Monday, February 13, 2012

Ultima 4

For most of the 80's and 90's we all lived in Lord British's world. Or played in it, whatever. In 1985, Lord British (a.k.a. Richard Garriott) took us to Britannia in the most popular game in the series.

ULTIMA IV: Quest of the Avatar
On one hand, Ultima 4 is simply a rung on the technology ladder that started at 1 and ended at 5. Each new game brought better graphics, deeper gameplay, new powers, and more dangerous monsters. But the biggest part of 4 was the rich story. I almost felt like I was playing D&D with real humans.
Instead of just powering up to blast the Bad Guy, this game had you following the Path of the Avatar. Valor, Honor, Justice, Humility, Honesty, Compassion, Sacrifice, Spirituality. These are the way of the Jedi^H^H^H Avatar. And yes I listed those from memory, thank you very much.

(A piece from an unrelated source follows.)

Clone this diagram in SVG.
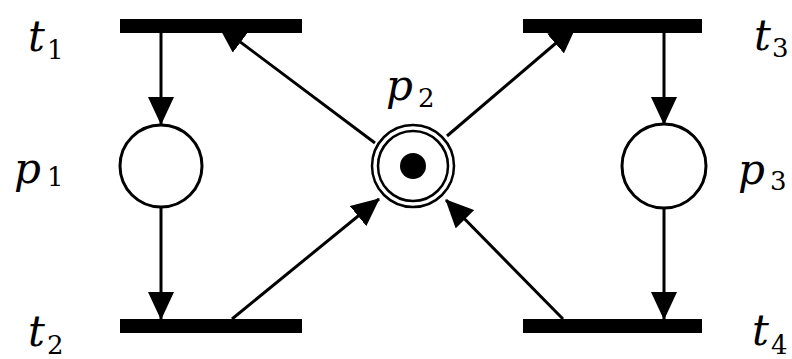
<svg xmlns="http://www.w3.org/2000/svg" width="792" height="359" viewBox="0 0 792 359">
<style>
.bar{fill:#000}
.place{fill:#fff;stroke:#000;stroke-width:3}
.edge{stroke:#000;stroke-width:3;fill:none;marker-end:url(#ah)}
.lbl{font-family:'DejaVu Serif',serif;font-style:italic;font-size:42px;fill:#000}
.sub{font-family:'DejaVu Serif',serif;font-size:26px;fill:#000}
</style>
<defs>
<marker id="ah" markerUnits="userSpaceOnUse" viewBox="0 0 28 26" markerWidth="28" markerHeight="26" refX="27" refY="13" orient="auto">
<path d="M0,0 L28,13 L0,26 z" fill="#000"/>
</marker>
</defs>
<rect width="792" height="359" fill="#fff"/>
<g id="connectors">
<line class="edge" x1="161" y1="33" x2="161" y2="124"/>
<line class="edge" x1="161" y1="208" x2="161" y2="319"/>
<line class="edge" x1="664" y1="33" x2="664" y2="124"/>
<line class="edge" x1="664" y1="208" x2="664" y2="319"/>
<line class="edge" x1="375" y1="143" x2="219" y2="26"/>
<line class="edge" x1="447" y1="136" x2="576" y2="26"/>
<line class="edge" x1="232" y1="319" x2="379" y2="199"/>
<line class="edge" x1="563" y1="319" x2="446" y2="200"/>
</g>
<g id="t1">
<rect class="bar" x="120" y="19" width="182" height="14"/>
<text class="lbl" x="28" y="51">t</text><text class="sub" x="47" y="59">1</text>
</g>
<g id="t2">
<rect class="bar" x="120" y="319" width="182" height="14"/>
<text class="lbl" x="28" y="346">t</text><text class="sub" x="47" y="354">2</text>
</g>
<g id="t3">
<rect class="bar" x="523" y="19" width="179" height="14"/>
<text class="lbl" x="754" y="50">t</text><text class="sub" x="772" y="57">3</text>
</g>
<g id="t4">
<rect class="bar" x="523" y="319" width="179" height="14"/>
<text class="lbl" x="752" y="345">t</text><text class="sub" x="771" y="354">4</text>
</g>
<g id="p1">
<circle class="place" cx="161" cy="166" r="41"/>
<text class="lbl" x="14" y="183">p</text><text class="sub" x="47" y="186">1</text>
</g>
<g id="p2">
<circle class="place" cx="413" cy="166" r="41" style="stroke-width:2.5"/>
<circle class="place" cx="413" cy="166" r="35" style="stroke-width:2.5"/>
<circle cx="413" cy="166" r="13" fill="#000"/>
<text class="lbl" x="386" y="100">p</text><text class="sub" x="418" y="107">2</text>
</g>
<g id="p3">
<circle class="place" cx="664" cy="166" r="42"/>
<text class="lbl" x="738" y="184">p</text><text class="sub" x="770" y="190">3</text>
</g>
</svg>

Only once you raised your scores in these eight virtues were you allowed to cleanse the evil from the land. Or something. Don't get me wrong, there was still plenty of killing. Ultimately (ha!) that's what RPG's are all about. Point me at the orcs and get out of my way!

Outside Lord B's Castle.
Puttin' the smack down on some orcs.
You start out the game all by your lonesome with nothing but a sword, a couple gold pieces, and only a vague idea of what in the Hell you're supposed to be doing. Eventually though, you're running around the planet gathering allies (you can have a party of up to eight), killing mobs, taking their loots, blasting more mobs with magic, and eventually becoming the Avatar. Or maybe you already are the Avatar... I've never been quite sure on that.

The craziest thing about Ultima 4 was, at the time, the sheer size of the game world. In 1980's terms, it was huge! Towns and cities all over the place, giant oceans that took ages to cross, dungeons hidden in mountains, deadly swamps, endless forests... wow.

Thank your lucky stars for the Moon Gates; magical doors that can transport you instantly from one part of the world to another. The only trick being, of course, the phases of the two moons. Just missed the gate? Get ready for a wait!

The magic system in the game was perhaps one of the more aggravating aspects.  Every spell (every single cast of every single spell) required the mixing of several regents.  For instance, I remember that the CURE POISON spell required one unit of B and one unit of C. I can't remember what B and C were, other than they were the two keys to hit. That speaks the most about the system. Who really cares that I need Mandrake and Black Pearl... just give me some B and C!

I'm on a boat!
Dungeon crawling, 80's style.
If I got bad grades in 9th grade, Ultima 4 is surely to blame. I played this game day after day for probably ten months in order to finish it. I'd play it all the way through again right now if I didn't have things to do!

Interesting Trivia Note: Did you know? The world that we first see in Ultima 4 is the setting for every game in the series to follow, including the MMO Ultima Online. Now that's staying power!